Run over the past several years as a fund-raiser for Project 999, which provides support for the families of fallen officers, the annual memorial ride previously ended at the old Orange County memorial in Santa Ana.
“It humbles you; it makes you appreciate what you have,” said Deputy Eric Murray, who coordinated and took part in this year’s ride. “This ride represents a brotherhood among officers. It just shows how close we are.”
“It’s almost a privilege to be able to suffer for those who can no longer suffer and who have given the ultimate sacrifice,” added Buena Park police Lt. Kevin Shea, who took part in the ride.
The ride presented a test in endurance for the riders, stretching from Sacramento to San Francisco the first day, to Monterrey the second day, to San Luis Obispo the third day, to Carpinteria the fourth day and ending in Orange County the fifth day. The riders say they contended with a variety of weather conditions and ever-present wind.
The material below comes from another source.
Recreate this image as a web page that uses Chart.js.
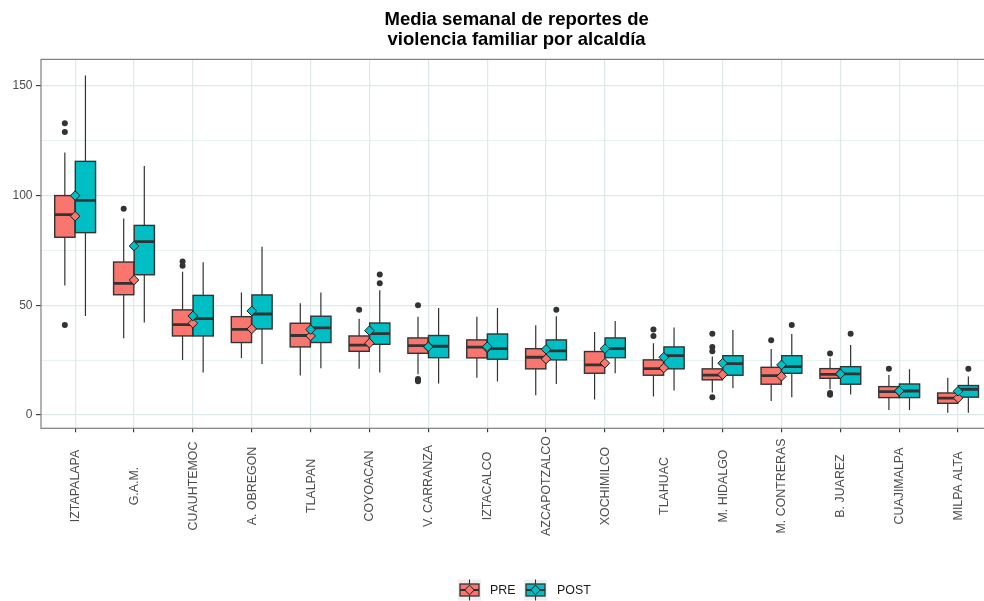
<!DOCTYPE html>
<html>
<head>
<meta charset="utf-8">
<script src="https://cdn.jsdelivr.net/npm/chart.js@4.4.1/dist/chart.umd.min.js"></script>
<style>
  html, body { margin: 0; padding: 0; background: #ffffff; overflow: hidden; }
  #wrap { width: 998px; height: 601px; }
</style>
</head>
<body>
<div id="wrap"><canvas id="boxChart" width="998" height="601"></canvas></div>
<script>
const categories = ['IZTAPALAPA', 'G.A.M.', 'CUAUHTEMOC', 'A. OBREGON', 'TLALPAN', 'COYOACAN',
  'V. CARRANZA', 'IZTACALCO', 'AZCAPOTZALCO', 'XOCHIMILCO', 'TLAHUAC', 'M. HIDALGO',
  'M. CONTRERAS', 'B. JUAREZ', 'CUAJIMALPA', 'MILPA ALTA'];

// PRE period: whisker ends, quartiles, median, mean, outliers
const preLow    = [59, 35, 25, 26, 18, 21, 18.5, 17, 9, 7, 8.4, 10.2, 6.4, 11.7, 2.3, 1];
const preQ1     = [81, 54.8, 36, 33, 31, 29, 28.1, 26, 21, 19, 18.1, 16, 14, 16.7, 7.9, 5.3];
const preMedian = [91.3, 60, 41.2, 39, 36.2, 31.8, 31.6, 30.9, 26.3, 22.8, 21.1, 18.1, 17.9, 18.5, 10.6, 7.7];
const preQ3     = [100, 69.7, 47.9, 44.8, 41.8, 36, 35.1, 34.2, 30.2, 28.9, 25.1, 21, 21.7, 21.1, 12.9, 10];
const preHigh   = [119.6, 89.6, 65.3, 55.8, 50.9, 43.9, 44.8, 44.8, 40.9, 37.8, 32.7, 26.6, 30, 25.8, 18.2, 16.9];
const preMean   = [90.6, 61.5, 41.8, 39.2, 36, 32.7, 31.1, 30.6, 25.5, 23.6, 21.4, 18.4, 17.6, 18.7, 10.9, 7.7];
const preOutliers = [[133, 129, 41], [94], [70, 68], [], [], [48], [50, 16.4, 15.9, 15.4], [], [], [],
  [39, 36], [37, 31, 29, 8], [34], [28, 10, 9.2], [21], []];

// POST period
const postLow    = [45.1, 42.1, 19.3, 23.2, 21.3, 19.3, 14.3, 15.2, 14.1, 19, 11.1, 12.2, 8.1, 9.3, 2.3, 1];
const postQ1     = [83.1, 63.9, 36, 39.2, 33, 32.2, 26.1, 25.4, 25.1, 26.1, 21, 18.1, 19, 14, 7.9, 8.1];
const postMedian = [97.8, 79, 43.9, 46, 39.7, 37.1, 31.3, 30.2, 29.2, 30.2, 27, 23.4, 22, 18.7, 10.9, 11.7];
const postQ3     = [115.6, 86.4, 54.5, 54.7, 45, 41.9, 36.2, 36.9, 34.2, 35.1, 31, 27, 27, 22, 14.1, 13.4];
const postHigh   = [154.7, 113.5, 69.6, 76.7, 55.8, 56.8, 48.8, 48.8, 45, 42.8, 39.8, 38.7, 36.9, 31.9, 20.8, 17.5];
const postMean   = [100, 77, 45.1, 47.4, 38.9, 38.4, 31.1, 31.1, 29.9, 30.2, 26.3, 23.6, 22.8, 18.7, 10.9, 10.8];
const postOutliers = [[], [], [], [], [], [64, 60], [], [], [48], [], [], [], [41], [37], [], [21]];

const yTicks = [0, 25, 50, 75, 100, 125, 150];
const seriesNames = ['PRE', 'POST'];

const PRE_COLOR = '#F8766D';
const POST_COLOR = '#00BFC4';
const INK = '#333333';
const GRID = '#dceae9';
const DODGE = 0.175;   // shift of each box from the category centre
const HALF = 0.172;    // half box width, in category units

const groups = [
  { name: 'PRE', color: PRE_COLOR, shift: -DODGE, low: preLow, q1: preQ1, med: preMedian, q3: preQ3, high: preHigh, out: preOutliers },
  { name: 'POST', color: POST_COLOR, shift: DODGE, low: postLow, q1: postQ1, med: postMedian, q3: postQ3, high: postHigh, out: postOutliers }
];

Chart.defaults.font.family = '"Liberation Sans", Arial, sans-serif';

function seg(ctx, x1, y1, x2, y2) {
  ctx.beginPath();
  ctx.moveTo(x1, y1);
  ctx.lineTo(x2, y2);
  ctx.stroke();
}

function drawKey(ctx, cx, cy, fill) {
  ctx.fillStyle = '#eeeeee';
  ctx.fillRect(cx - 11.5, cy - 10.5, 23, 21);
  ctx.strokeStyle = INK;
  ctx.lineWidth = 1.1;
  seg(ctx, cx, cy - 10.5, cx, cy - 6);
  seg(ctx, cx, cy + 6, cx, cy + 10.5);
  ctx.fillStyle = fill;
  ctx.fillRect(cx - 9.5, cy - 6, 19, 12);
  ctx.lineWidth = 1.3;
  ctx.strokeRect(cx - 9.5, cy - 6, 19, 12);
  ctx.lineWidth = 2;
  seg(ctx, cx - 9.5, cy, cx + 9.5, cy);
  ctx.beginPath();
  ctx.moveTo(cx, cy - 4.8);
  ctx.lineTo(cx + 4.8, cy);
  ctx.lineTo(cx, cy + 4.8);
  ctx.lineTo(cx - 4.8, cy);
  ctx.closePath();
  ctx.fillStyle = fill;
  ctx.fill();
  ctx.strokeStyle = '#1a1a1a';
  ctx.lineWidth = 1;
  ctx.stroke();
}

const boxPlugin = {
  id: 'boxes',
  beforeDatasetsDraw(chart) {
    const { ctx, chartArea, scales: { x, y } } = chart;
    ctx.save();
    ctx.beginPath();
    ctx.rect(chartArea.left, chartArea.top, chartArea.width, chartArea.height);
    ctx.clip();
    groups.forEach(g => {
      categories.forEach((_, i) => {
        const cx = x.getPixelForValue(i + g.shift);
        const l = x.getPixelForValue(i + g.shift - HALF);
        const r = x.getPixelForValue(i + g.shift + HALF);
        const yLow = y.getPixelForValue(g.low[i]);
        const yQ1 = y.getPixelForValue(g.q1[i]);
        const yMed = y.getPixelForValue(g.med[i]);
        const yQ3 = y.getPixelForValue(g.q3[i]);
        const yHigh = y.getPixelForValue(g.high[i]);
        ctx.strokeStyle = INK;
        ctx.lineWidth = 1.2;
        seg(ctx, cx, yQ1, cx, yLow);
        seg(ctx, cx, yQ3, cx, yHigh);
        ctx.fillStyle = g.color;
        ctx.fillRect(l, yQ3, r - l, yQ1 - yQ3);
        ctx.lineWidth = 1.4;
        ctx.strokeRect(l, yQ3, r - l, yQ1 - yQ3);
        ctx.lineWidth = 2.8;
        seg(ctx, l, yMed, r, yMed);
      });
    });
    ctx.restore();
  },
  afterDraw(chart) {
    const { ctx, chartArea, scales: { x } } = chart;
    ctx.save();
    // panel border
    ctx.strokeStyle = '#7f7f7f';
    ctx.lineWidth = 1.2;
    ctx.strokeRect(chartArea.left, chartArea.top, chartArea.width, chartArea.height);

    // category labels, vertical and centred under each tick
    ctx.fillStyle = '#4d4d4d';
    ctx.font = '12.4px "Liberation Sans", Arial, sans-serif';
    ctx.textAlign = 'center';
    ctx.textBaseline = 'middle';
    categories.forEach((c, i) => {
      ctx.save();
      ctx.translate(x.getPixelForValue(i) + 0.5, 486);
      ctx.rotate(-Math.PI / 2);
      ctx.fillText(c, 0, 0);
      ctx.restore();
    });

    // legend
    const keyX = [469.5, 535.5];
    const textX = [490, 557];
    groups.forEach((g, k) => {
      drawKey(ctx, keyX[k], 590, g.color);
      ctx.fillStyle = '#1a1a1a';
      ctx.font = '12.4px "Liberation Sans", Arial, sans-serif';
      ctx.textAlign = 'left';
      ctx.textBaseline = 'middle';
      ctx.fillText(seriesNames[k], textX[k], 591);
    });
    ctx.restore();
  }
};

const meanPoints = vals => vals.map((v, i) => ({ x: i, y: v }));
const outlierPoints = groups.flatMap(g =>
  g.out.flatMap((list, i) => list.map(v => ({ x: i + g.shift, y: v }))));

new Chart(document.getElementById('boxChart'), {
  type: 'scatter',
  data: {
    datasets: [
      {
        label: 'POST media',
        data: meanPoints(postMean),
        pointStyle: 'rectRot',
        radius: 4.8,
        backgroundColor: POST_COLOR,
        borderColor: '#1a1a1a',
        borderWidth: 1
      },
      {
        label: 'PRE media',
        data: meanPoints(preMean),
        pointStyle: 'rectRot',
        radius: 4.8,
        backgroundColor: PRE_COLOR,
        borderColor: '#1a1a1a',
        borderWidth: 1
      },
      {
        label: 'atípicos',
        data: outlierPoints,
        pointStyle: 'circle',
        radius: 3,
        backgroundColor: INK,
        borderWidth: 0
      }
    ]
  },
  options: {
    responsive: false,
    animation: false,
    layout: { padding: 0 },
    plugins: {
      legend: { display: false },
      tooltip: { enabled: false },
      title: {
        display: true,
        fullSize: false,
        text: ['Media semanal de reportes de', 'violencia familiar por alcaldía'],
        color: '#000000',
        font: { size: 18.5, weight: 'bold', lineHeight: 1.11 },
        padding: { top: 9.5, bottom: 8.8 }
      }
    },
    scales: {
      x: {
        type: 'linear',
        min: -0.58,
        max: 15.58,
        afterBuildTicks: s => { s.ticks = categories.map((_, i) => ({ value: i })); },
        afterFit: s => { s.height = 172.7; },
        ticks: { display: false },
        grid: { color: GRID, lineWidth: 1.2, tickColor: INK, tickLength: 4, tickWidth: 1.1 },
        border: { display: false }
      },
      y: {
        min: -6.1,
        max: 162.1,
        afterBuildTicks: s => { s.ticks = yTicks.map(v => ({ value: v })); },
        afterFit: s => { s.width = 41; },
        ticks: {
          autoSkip: false,
          color: '#4d4d4d',
          font: { size: 12 },
          padding: 3.5,
          callback: v => (v % 50 === 0 ? v : '')
        },
        grid: {
          color: GRID,
          lineWidth: c => (c.tick && c.tick.value % 50 === 0 ? 1.2 : 0.6),
          tickColor: c => (c.tick && c.tick.value % 50 === 0 ? INK : 'rgba(0,0,0,0)'),
          tickLength: 5,
          tickWidth: 1.1
        },
        border: { display: false }
      }
    }
  },
  plugins: [boxPlugin]
});
</script>
</body>
</html>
“It was the windiest ride of all of them, the weather changes were the most severe, but the camaraderie of the people I rode with was outstanding,” Shea said.
Among those who joined the riders for the final push from the Orange County border was Christie Thompson, whose brother Daniel Ackerman, a Buena Park SWAT officer, died after a physical fitness-training in 2011.
“It meant a lot to me,” Thompson said. “It’s nice to honor him in a lively way. … This is our family, our men in blue.”
For the riders, Tuesday marked their first look at the permanent memorial, which sits across from the Sheriff’s Department training facility.
Anchored by a bronze statue of male and female law enforcement officers surrounded by a fountain, the memorial also features a wall with plaques commemorating the county’s fallen officers and deputies, a stone relief showing the evolution of law enforcement from officers on horseback to patrol cars and motorcycles and a “thin blue line” that lights up at the top of the wall.
Years of planning for the memorial came together in the final months as officials worked hard to complete the monument in time for the candlelight vigil and memorial ride, said Marilyn MacDougall, executive director of the Sheriff’s Advisory Council.
Officials say their goal was to create a quiet place where people could be reminded of the sacrifices made by law enforcement.
“I don’t want it to be a scary place but a peaceful place,” MacDougall said.